A giorni lascerà l’incarico, presentando le sue annunciate dimissioni in ragione della stanchezza dovuta all’età. Forse dovrei chiamarlo “Re Giorgio”, ma per il rispetto dovuto al Presidente della Repubblica, considerato che in talune circostanze l’appellativo di “Re” è stato usato a sproposito, spesso in senso ironica o dispregiativo, per affetto preferisco chiamarlo Giorgio o, al massimo, papà Giorgio: meglio ancora, per il dovuto rispetto, Presidente
Il Presidente della Repubblica, anche chiamato Capo dello Stato, deve essere considerato come il papà di una famiglia, colui che le dà prestigio, la rappresenta all’esterno, ne indirizza le scelte, dirime i contrasti fra i familiari, premia quelli meritevoli e punisce i “discoli” che lo meritano.
Per il Capo dello Stato è leggermente diverso, c’è “qualche” incombenza e responsabilità in più, specialmente nel nostro Paese nel quale il Presidente non è una figura meramente rappresentativa e, quindi, di secondo piano, come negli altri Stati europei.
Già l’appellativo di “Capo” sta a indicare che il nostro Presidente è il “Capo”, colui che guida il Paese, che bilancia i poteri e le attività dei vari organi dello Stato, principalmente per il rispetto delle norme fissate nella Costituzione, che gli impongono precise prerogative, ma anche per attutire eventuali spinte negative da chiunque originate.
In Italia, il Capo dello Stato ha poteri propri ben precisi, che non si limitano a un teorico cerimoniale. Ovviamente, fermi i poteri e le prerogative anzidette, lo stile che viene dato alla Presidenza della Repubblica è dettato dalla persona che ne riveste la carica oltre che dallo specifico momento socio–politico–economico che si attraversa.
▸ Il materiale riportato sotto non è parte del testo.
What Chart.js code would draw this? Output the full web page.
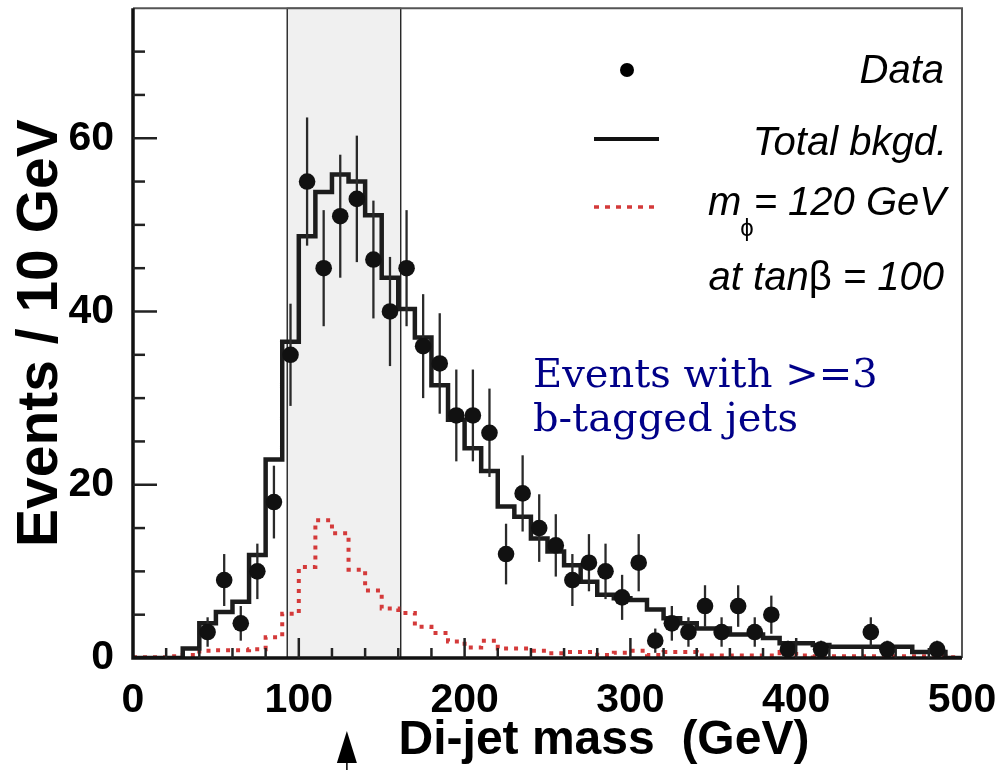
<!DOCTYPE html>
<html lang="en">
<head>
<meta charset="UTF-8">
<title>Di-jet mass, events with >=3 b-tagged jets</title>
<style>
  body { margin: 0; background: #fff; }
  canvas { display: block; }
</style>
</head>
<body>
<canvas id="massChart" width="997" height="770"></canvas>
<script src="https://cdn.jsdelivr.net/npm/chart.js"></script>
<script>
// 10 GeV bins, lower edges
const binLow = [0, 10, 20, 30, 40, 50, 60, 70, 80, 90,
  100, 110, 120, 130, 140, 150, 160, 170, 180, 190,
  200, 210, 220, 230, 240, 250, 260, 270, 280, 290,
  300, 310, 320, 330, 340, 350, 360, 370, 380, 390,
  400, 410, 420, 430, 440, 450, 460, 470, 480, 490];
const xMax = 500;

// total background (black histogram)
const bkgValues = [0, 0, 0, 1.1, 4.0, 5.3, 6.5, 11.9, 22.9, 36.5,
  48.7, 53.8, 55.8, 55.0, 51.1, 43.9, 40.3, 37.0, 31.5, 27.5,
  24.2, 21.6, 17.5, 16.3, 13.8, 12.3, 10.7, 8.8, 7.3, 6.9,
  6.7, 5.6, 4.6, 4.0, 3.4, 3.4, 2.7, 2.7, 2.3, 1.7,
  1.7, 1.5, 1.3, 1.3, 1.3, 1.3, 1.3, 0.7, 0.7, 0];

// signal m_phi = 120 GeV at tan(beta) = 100 (red dotted)
const signalValues = [0.1, 0.1, 0.2, 0.35, 0.85, 0.9, 0.9, 1.0, 2.4, 5.1,
  10.5, 15.9, 14.4, 10.2, 7.8, 5.7, 5.2, 3.6, 2.9, 1.9,
  1.2, 2.0, 1.1, 1.1, 0.85, 0.55, 0.7, 0.7, 0.35, 0.6,
  0.85, 0.35, 0.7, 0.7, 0.3, 0.3, 0.3, 0.3, 0.3, 0.7,
  0.3, 0.2, 0.2, 0.2, 0.2, 0.2, 0.2, 0.2, 0.2, 0.1];

// data points
const dataMass = [45, 55, 65, 75, 85, 95, 105, 115, 125, 135,
  145, 155, 165, 175, 185, 195, 205, 215, 225, 235,
  245, 255, 265, 275, 285, 295, 305, 315, 325, 335,
  345, 355, 365, 375, 385, 395, 415, 445, 455, 485];
const dataCounts = [3, 9, 4, 10, 18, 35, 55, 45, 51, 53,
  46, 40, 45, 36, 34, 28, 28, 26, 12, 19,
  15, 13, 9, 11, 10, 7, 11, 2, 4, 3,
  6, 3, 6, 3, 5, 1, 1, 3, 1, 1];
const dataErrors = [1.7, 3.0, 2.0, 3.2, 4.2, 5.9, 7.4, 6.7, 7.1, 7.3,
  6.8, 6.3, 6.7, 6.0, 5.8, 5.3, 5.3, 5.1, 3.5, 4.4,
  3.9, 3.6, 3.0, 3.3, 3.2, 2.6, 3.3, 1.4, 2.0, 1.7,
  2.4, 1.7, 2.4, 1.7, 2.2, 1.0, 1.0, 1.7, 1.0, 1.0];

// mass window (shaded) and arrow
const massWindow = [93, 161.5];
const arrowMass = 129;

const xTickValues = [0, 100, 200, 300, 400, 500];
const yTickValues = [0, 20, 40, 60];
const yMax = 75;

const SANS = '"Liberation Sans", Arial, Helvetica, sans-serif';

function stepPoints(values) {
  const pts = binLow.map((x, i) => ({ x: x, y: values[i] }));
  pts.push({ x: xMax, y: values[values.length - 1] });
  return pts;
}

const decor = {
  id: 'decor',
  beforeDatasetsDraw(chart) {
    const { ctx, chartArea: a, scales: { x } } = chart;
    const x0 = x.getPixelForValue(massWindow[0]);
    const x1 = x.getPixelForValue(massWindow[1]);
    ctx.save();
    ctx.fillStyle = '#f0f0f0';
    ctx.fillRect(x0, a.top, x1 - x0, a.bottom - a.top);
    ctx.strokeStyle = '#000';
    ctx.lineWidth = 1.2;
    ctx.strokeRect(x0, a.top, x1 - x0, a.bottom - a.top);
    ctx.restore();
  },
  beforeDatasetDraw(chart, args) {
    if (args.index !== 0) return;
    // error bars under the data markers
    const { ctx, scales: { x, y } } = chart;
    ctx.save();
    ctx.strokeStyle = '#2a2a2a';
    ctx.lineWidth = 2.3;
    dataMass.forEach((m, i) => {
      const px = x.getPixelForValue(m);
      ctx.beginPath();
      ctx.moveTo(px, y.getPixelForValue(dataCounts[i] - dataErrors[i]));
      ctx.lineTo(px, y.getPixelForValue(dataCounts[i] + dataErrors[i]));
      ctx.stroke();
    });
    ctx.restore();
  },
  afterDatasetsDraw(chart) {
    const { ctx, chartArea: a, scales: { x, y } } = chart;
    ctx.save();
    // frame
    ctx.strokeStyle = '#555';
    ctx.lineWidth = 2;
    ctx.beginPath();
    ctx.moveTo(a.left, a.top); ctx.lineTo(a.right, a.top); ctx.lineTo(a.right, a.bottom);
    ctx.stroke();
    ctx.strokeStyle = '#111';
    ctx.lineWidth = 3.5;
    ctx.beginPath();
    ctx.moveTo(a.left, a.top); ctx.lineTo(a.left, a.bottom); ctx.lineTo(a.right, a.bottom);
    ctx.stroke();
    // inward ticks
    ctx.lineWidth = 2.5;
    ctx.strokeStyle = '#222';
    for (let v = 5; v < yMax; v += 5) {
      const py = y.getPixelForValue(v);
      const len = v % 20 === 0 ? 24 : 12;
      ctx.beginPath(); ctx.moveTo(a.left, py); ctx.lineTo(a.left + len, py); ctx.stroke();
    }
    for (let v = 20; v < xMax; v += 20) {
      const px = x.getPixelForValue(v);
      const len = v % 100 === 0 ? 20 : 10;
      ctx.beginPath(); ctx.moveTo(px, a.bottom); ctx.lineTo(px, a.bottom - len); ctx.stroke();
    }
    ctx.restore();
  },
  afterDraw(chart) {
    const { ctx, chartArea: a, scales: { x } } = chart;
    ctx.save();
    ctx.fillStyle = '#000';
    ctx.textBaseline = 'alphabetic';

    // x axis title
    ctx.font = 'bold 48px ' + SANS;
    ctx.textAlign = 'center';
    ctx.fillText('Di-jet mass  (GeV)', 604, 754);

    // arrow under the axis
    const ax = x.getPixelForValue(arrowMass);
    ctx.beginPath();
    ctx.moveTo(ax, 731); ctx.lineTo(ax + 10, 763); ctx.lineTo(ax - 10, 763); ctx.closePath();
    ctx.fill();
    ctx.lineWidth = 1.5;
    ctx.beginPath(); ctx.moveTo(ax, 760); ctx.lineTo(ax, 770); ctx.stroke();

    // legend
    const R = a.right - 16;
    ctx.textAlign = 'right';
    ctx.font = 'italic 40px ' + SANS;
    ctx.fillText('Data', R - 2, 83);
    ctx.beginPath(); ctx.arc(627, 70, 7, 0, Math.PI * 2); ctx.fill();

    ctx.fillText('Total bkgd.', R + 1, 155);
    ctx.strokeStyle = '#111';
    ctx.lineWidth = 4;
    ctx.beginPath(); ctx.moveTo(594, 139); ctx.lineTo(659, 139); ctx.stroke();

    const rest = '= 120 GeV';
    ctx.fillText(rest, R, 215);
    const wRest = ctx.measureText(rest).width;
    ctx.textAlign = 'left';
    ctx.font = '24px ' + SANS;
    const wPhi = ctx.measureText('\u03d5').width;
    ctx.fillText('\u03d5', R - wRest - wPhi, 236);
    ctx.textAlign = 'right';
    ctx.font = 'italic 40px ' + SANS;
    ctx.fillText('m', R - wRest - wPhi + 1, 215);
    ctx.strokeStyle = '#d43a3a';
    ctx.lineWidth = 3.5;
    ctx.setLineDash([5, 6]);
    ctx.beginPath(); ctx.moveTo(594, 207); ctx.lineTo(659, 207); ctx.stroke();
    ctx.setLineDash([]);

    const tail = ' = 100';
    ctx.fillText(tail, R - 2, 290);
    let cx = R - 2 - ctx.measureText(tail).width;
    ctx.font = '40px ' + SANS;
    ctx.fillText('\u03b2', cx, 290);
    cx -= ctx.measureText('\u03b2').width;
    ctx.font = 'italic 40px ' + SANS;
    ctx.fillText('at tan', cx, 290);

    // annotation
    ctx.textAlign = 'left';
    ctx.fillStyle = '#000088';
    ctx.font = '40px "DejaVu Serif", serif';
    ctx.fillText('Events with >=3', 533, 387);
    ctx.fillText('b-tagged jets', 533, 431);
    ctx.restore();
  }
};

new Chart(document.getElementById('massChart'), {
  type: 'scatter',
  data: {
    datasets: [
      {
        label: 'Data',
        data: dataMass.map((m, i) => ({ x: m, y: dataCounts[i] })),
        pointRadius: 8.3,
        pointBackgroundColor: '#111',
        pointBorderWidth: 0,
        order: 0
      },
      {
        type: 'line',
        label: 'Total bkgd.',
        data: stepPoints(bkgValues),
        stepped: true,
        borderColor: '#1c1c1c',
        borderWidth: 4.5,
        pointRadius: 0,
        fill: false,
        order: 1
      },
      {
        type: 'line',
        label: 'm = 120 GeV',
        data: stepPoints(signalValues),
        stepped: true,
        borderColor: '#d43a3a',
        borderWidth: 4,
        borderDash: [4, 6],
        pointRadius: 0,
        fill: false,
        order: 2
      }
    ]
  },
  options: {
    responsive: false,
    animation: false,
    layout: { padding: { top: 8, right: 35, left: 0, bottom: 0 } },
    plugins: { legend: { display: false }, tooltip: { enabled: false } },
    scales: {
      x: {
        type: 'linear',
        min: 0,
        max: xMax,
        grid: { display: false },
        border: { display: false },
        afterBuildTicks: s => { s.ticks = xTickValues.map(v => ({ value: v })); },
        afterFit: s => { s.height = 112; s.paddingLeft = 0; s.paddingRight = 0; },
        ticks: {
          font: { family: SANS, size: 41, weight: 'bold' },
          color: '#000',
          padding: 10,
          maxRotation: 0
        }
      },
      y: {
        min: 0,
        max: yMax,
        grid: { display: false },
        border: { display: false },
        afterBuildTicks: s => { s.ticks = yTickValues.map(v => ({ value: v })); },
        afterFit: s => { s.width = 133; s.paddingTop = 0; s.paddingBottom = 0; },
        ticks: {
          font: { family: SANS, size: 41, weight: 'bold' },
          color: '#000',
          padding: 11
        },
        title: {
          display: true,
          text: 'Events / 10 GeV',
          font: { family: SANS, size: 57, weight: 'bold' },
          color: '#000',
          padding: { top: 7, bottom: 0 }
        }
      }
    }
  },
  plugins: [decor]
});
</script>
</body>
</html>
Per tutto questo gli è dovuto rispetto, come a un Papà e oltre. Fanno male frasi come quella di un certo Signore, comico e imbonitore di folle, che commentò che Napolitano non doveva dare le dimissioni, doveva costituirsi (!!!): a un Papà non si dice una tale cattiveria, a un Presidente meno che mai.
Il nostro Presidente deve essere una persona specchiata, limpida, inattaccabile sotto il profilo comportamentale, sociale, giuridico. Un grandissimo esempio di ciò venne dato dal compianto Sandro Pertini che, di provenienza di sinistra ed ex partigiano, tenne la Presidenza con grande equilibrio.
Giorgio Napolitano non è stato da meno, e questa caratteristica gli è stata universalmente riconosciuta (tranne che dai soliti Grillo e Salvini, e da qualche intemperante ex “Premier” e suoi “servitori”).
Mi piace ricordare, a tal proposito, uno dei passi dell’intervista di Eugenio Scalfari a Ballarò, quando disse che la Presidenza della Repubblica è come una molla, che si deve tendere e restringere a seconda delle circostanze, senza mai farla spezzare: Napolitano ha utilizzato la molla con grande perizia, superando in nove anni di presidenza le difficoltà che tutti gli uomini di buon senso conoscono, resistendo con grande dignità anche ad attacchi feroci da cui è stato bersagliato.
Oggi, dopo nove anni di mandato, dei quali gli ultimi due accettati per spirito di servizio come egli più volte ha ricordato, e che tutti noi dovremmo bene avere in mente ricordando la circostanze della sua rielezione nell’aprile 2013, alla quale egli non poté sottrarsi per superare l’ impasse parlamentare che non riuscì ad eleggere un nuovo Presidente, l’età, la fatica dei travagliati ultimi nove anni, gli impongono di lasciare.
Avrei preferito che rimanesse, ma chi gliene può fare una colpa?
Speriamo solo che la classe politica che fallì nell’aprile 2013, quella stessa che, allora, “a piedi scalzi e col capo coperto di cenere” si recò da “nonno” Giorgio per pregarlo di accettare un nuovo mandato, ricordi quella circostanza, abbia frattanto maturato e si comporti, per la prossima elezione del successore, degnamente eleggendo un nuovo Presidente della Repubblica che non faccia rimpiangere Napolitano.
A me, a noi, non resta che ringraziare Giorgio Napolitano e augurargli “Buon anno Presidente”.